Bargaining at Hötorgets Market

I love going to Hötorget’s fruit and flower market. It’s located in the big square near Stockholm central station on the side of Sergel Torgs. Hötorget is filled with small stalls with men, usually Arab and hilarious, selling strawberries, asparagus, and the latest bouquet of roses.

The open air market is my favorite spot because you can buy in-season fresh produce for cheap. Sometimes you can buy at half price of what you would pay at the local ICA. The guys working in the stalls will let you taste the food and most importantly, let you bargain.

Bargain, bargain, bargain, that’s how they work. Remember they’re mainly Arabs and their market system, like the Indian market system, is based on bargaining.

DN covered how bargaining works; which I think for many Swedes is mysterious. The only places I have seen in Sweden where I can bargain are places run by immigrants. No wonder there had to be an article on how bargaining works.

I am not the best bargain person – I just cannot haggle the way my aunts can in India and still walk away from what appears to be a good deal only to find that the shopkeepers cuts the price another 20%. Crazy! And then the deal is made.

For those of you like me, who aren’t the best bargainers or don’t know how, here is how to do it. Hötorgets market or anywhere:

1. The morning time and lunch time mark the highest prices for produce and flowers. This is when shoppers don’t have the time to bargain hunt so they buy and go. Produce in the morning is also the freshest since pickups occur early morning from the wholesale markets.

You won’t get much of bargain at this time but if you buy several items, you should be able to shave at least 10% of your total cost.

2. By late afternoon, shopkeepers intensify their battle with each and begin cutting prices. For the most part, these are cartels, they already know what prices to drop to and eventually all stalls drop to that price.
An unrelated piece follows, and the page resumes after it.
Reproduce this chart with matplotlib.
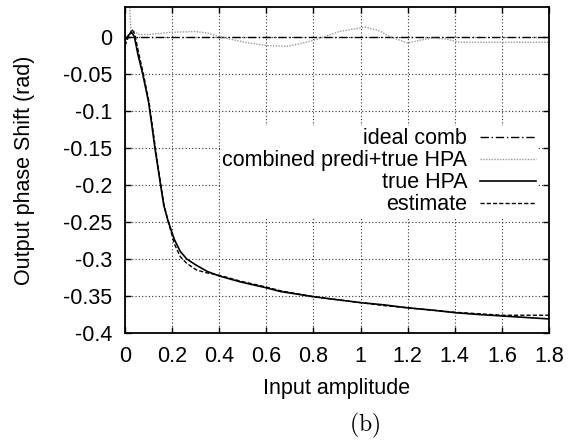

Your goal is to push them a bit further. Four boxes of strawberries for 50Kr? Make that five boxes for 50kr.

3. At 5PM, the markets will begin to close at Hötorget. They have to unload fast if they don’t want to pack things up or throw them away. Very delicates fruits, vegetables, and flowers will not survive to the next and must be sold.

Prices will further drop when buying in bulk: three bouquets of roses, 400 grams of cherries, 5 boxes of berries, etc.

You need to squeeze another box or cut the price another 20% to whatever your shopkeeper tells you.

If he tells you “no way!” then walk away. It’s all good, he will either not care to bargain or chase you and take your offer. If it is the former, then go to another and bargain the prices you want.

Whatever you Swedes do, you should bargain at the market. And you should go to Hötorget and buy fresh produce from them when possible. Because it is awesome and supports small folks and it is fun way to shop.

And for you Swedes with that look of aghast of buying produce on the street, get real. Street shopping is done all around the world and just because the food isn’t neatly packed on the shelf or sold at a saluhall, doesn’t mean it is any less delicious.

Oh, and women will fare the best at bargaining. Because we can totally bat our eyes and look stupid so a seller takes pity on us.

4 thoughts on “Bargaining at Hötorgets Market”

  1. I have lived in Sweden nearly 10 years and have never been to the market. I must put that on my summer bucket list.

  2. Yeah, you should always bargain at Hötorget. But bargaining is a time consuming process and most people are happy to shop at the prices that already are lower than grocerystores.

    My best tip is if you want to buy roses to your loved one, shop here. You can get two dozen large roses for 100-200 SEK (60-80SEK per flower at the Florist) depending on how you manage to bargain. And always always shop at closingtime =)

  3. Hey, that’s good to know there’s such market at Hötorget! I’m planning a culinary trip to Stockholm in a couple of weeks, and I certainly know how to bargain cause I lived in Asia for many years. I’ll make sure to check up on that market, and maybe even will take some of the most durable and unusial stuff home.